Collectively, our observations of sporangial activation in the presence of E. cloacae indicate that the failure of E. cloacae to protect corn seedlings from Pythium damping-off is due not to a lack of synchronization between E. cloacae fatty acid degradation and seed exudation of fatty acids but to other factors. It is more likely that the inability of E. cloacae to protect corn seeds from infection is due to the failure of E. cloacae to degrade fatty acid elicitors released into the spermosphere soon after sowing. It has been shown in other studies (16, 17) as well as in preliminary studies in our lab (S. Windstam and E. B. Nelson, unpublished data) that corn seeds support a high level of growth and activity of E. cloacae in the spermosphere. This suggests that the growth and development of E. cloacae are not inhibited in the corn spermosphere, making it unlikely that the lack of seed protection is due to the general inhibition of E. cloacae metabolism by corn seed exudates. We hypothesize, therefore, that the inability of E. cloacae to reduce P. ultimum infections in the corn spermosphere is due to the suppression of β-oxidation by other components of corn seed exudates. This hypothesis is explored more fully in a companion paper (23).

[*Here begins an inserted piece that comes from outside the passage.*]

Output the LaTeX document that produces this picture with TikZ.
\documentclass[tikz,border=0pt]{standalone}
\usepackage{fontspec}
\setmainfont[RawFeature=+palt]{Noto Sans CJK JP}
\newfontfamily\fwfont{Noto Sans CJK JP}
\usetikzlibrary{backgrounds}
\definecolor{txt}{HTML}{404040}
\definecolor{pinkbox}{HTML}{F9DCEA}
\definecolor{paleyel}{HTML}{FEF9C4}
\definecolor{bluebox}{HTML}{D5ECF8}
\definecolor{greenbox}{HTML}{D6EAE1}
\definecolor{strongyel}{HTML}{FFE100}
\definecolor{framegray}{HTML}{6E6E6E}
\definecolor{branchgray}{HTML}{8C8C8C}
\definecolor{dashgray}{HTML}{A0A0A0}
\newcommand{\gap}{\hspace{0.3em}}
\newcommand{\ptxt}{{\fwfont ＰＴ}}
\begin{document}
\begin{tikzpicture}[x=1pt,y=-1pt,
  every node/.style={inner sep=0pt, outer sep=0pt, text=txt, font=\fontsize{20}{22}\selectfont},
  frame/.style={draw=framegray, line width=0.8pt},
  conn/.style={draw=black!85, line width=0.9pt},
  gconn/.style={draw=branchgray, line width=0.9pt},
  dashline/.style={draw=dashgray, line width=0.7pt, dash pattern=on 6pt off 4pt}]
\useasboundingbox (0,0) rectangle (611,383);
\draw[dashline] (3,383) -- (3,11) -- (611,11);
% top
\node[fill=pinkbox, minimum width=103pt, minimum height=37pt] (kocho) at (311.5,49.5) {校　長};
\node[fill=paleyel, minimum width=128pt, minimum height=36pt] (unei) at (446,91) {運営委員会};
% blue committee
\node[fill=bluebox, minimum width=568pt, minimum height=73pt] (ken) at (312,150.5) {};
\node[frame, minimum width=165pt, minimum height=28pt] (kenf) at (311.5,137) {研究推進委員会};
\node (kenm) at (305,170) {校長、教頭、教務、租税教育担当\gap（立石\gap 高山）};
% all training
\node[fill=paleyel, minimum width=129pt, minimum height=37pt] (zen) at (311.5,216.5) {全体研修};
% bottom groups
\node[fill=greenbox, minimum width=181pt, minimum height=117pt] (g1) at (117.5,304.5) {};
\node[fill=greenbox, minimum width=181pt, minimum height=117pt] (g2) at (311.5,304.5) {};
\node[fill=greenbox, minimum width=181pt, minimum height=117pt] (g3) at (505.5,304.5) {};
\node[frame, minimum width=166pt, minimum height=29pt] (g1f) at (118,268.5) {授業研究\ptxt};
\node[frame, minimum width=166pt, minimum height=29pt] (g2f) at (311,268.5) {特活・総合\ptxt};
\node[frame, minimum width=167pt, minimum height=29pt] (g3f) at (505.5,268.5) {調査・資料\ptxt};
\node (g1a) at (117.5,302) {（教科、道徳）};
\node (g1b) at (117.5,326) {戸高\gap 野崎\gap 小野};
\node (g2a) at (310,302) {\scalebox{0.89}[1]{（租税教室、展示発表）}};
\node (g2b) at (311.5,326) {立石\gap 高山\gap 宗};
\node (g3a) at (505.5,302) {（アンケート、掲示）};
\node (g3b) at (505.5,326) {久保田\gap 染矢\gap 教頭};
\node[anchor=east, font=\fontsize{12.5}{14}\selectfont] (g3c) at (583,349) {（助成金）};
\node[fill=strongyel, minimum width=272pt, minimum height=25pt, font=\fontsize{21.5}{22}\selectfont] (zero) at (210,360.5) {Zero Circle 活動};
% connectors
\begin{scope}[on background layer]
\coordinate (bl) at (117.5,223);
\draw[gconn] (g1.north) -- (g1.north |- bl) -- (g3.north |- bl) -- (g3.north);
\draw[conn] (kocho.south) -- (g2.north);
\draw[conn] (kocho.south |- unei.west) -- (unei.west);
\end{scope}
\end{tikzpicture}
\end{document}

Successful disease development by P. ultimum is dependent not only on the activation and germination of sporangia in the spermosphere but also on the rapid colonization of seeds and seedling surfaces, ultimately resulting in embryo or seedling infection (11). Our results have shown that P. ultimum colonization levels on cucumber seeds are reduced when E. cloacae is active. Yet, either such reductions in colonization could be due to reduced sporangial activation and germ tube emergence or E. cloacae may continue to interact with P. ultimum mycelia after germ tube emergence to reduce seed colonization and subsequent disease development.

Two approaches were used to determine whether the reduction in P. ultimum biomass by E. cloacae on cucumber seeds was due solely to reductions of sporangial activation. In the first approach, E. cloacae cells were added to cucumber spermospheres only after sporangia were fully activated (2 h). If disruption of sporangial activation is the principal cause of reduced P. ultimum biomass, adding E. cloacae cells after full activation should result in seed colonization levels greater than or equal to those observed on nontreated seeds or seeds coated with E. cloacae at the time of sowing. In the second approach, seeds were exposed to increasing levels of activated sporangia at the time of sowing. If biomass development on the seed was dependent solely on the numbers of activated and germinated sporangia in the spermosphere, there should be a direct correlation between sporangial dosage and biomass development. Such dose-dependent responses have been frequently described for Pythium species (6). Using both approaches, our results confirmed the experimental predictions—P. ultimum seed colonization was not reduced if E. cloacae cells were added after full sporangial activation. Furthermore, increasing the numbers of sporangia to which seeds were exposed resulted in increasing amounts of seed colonization biomass. These findings are significant because they provide further evidence that the behavior of sporangia alone can establish the ultimate levels of seed colonization and subsequent disease incidence and severity. Therefore, reductions in sporangial activation should translate directly into reductions in disease development.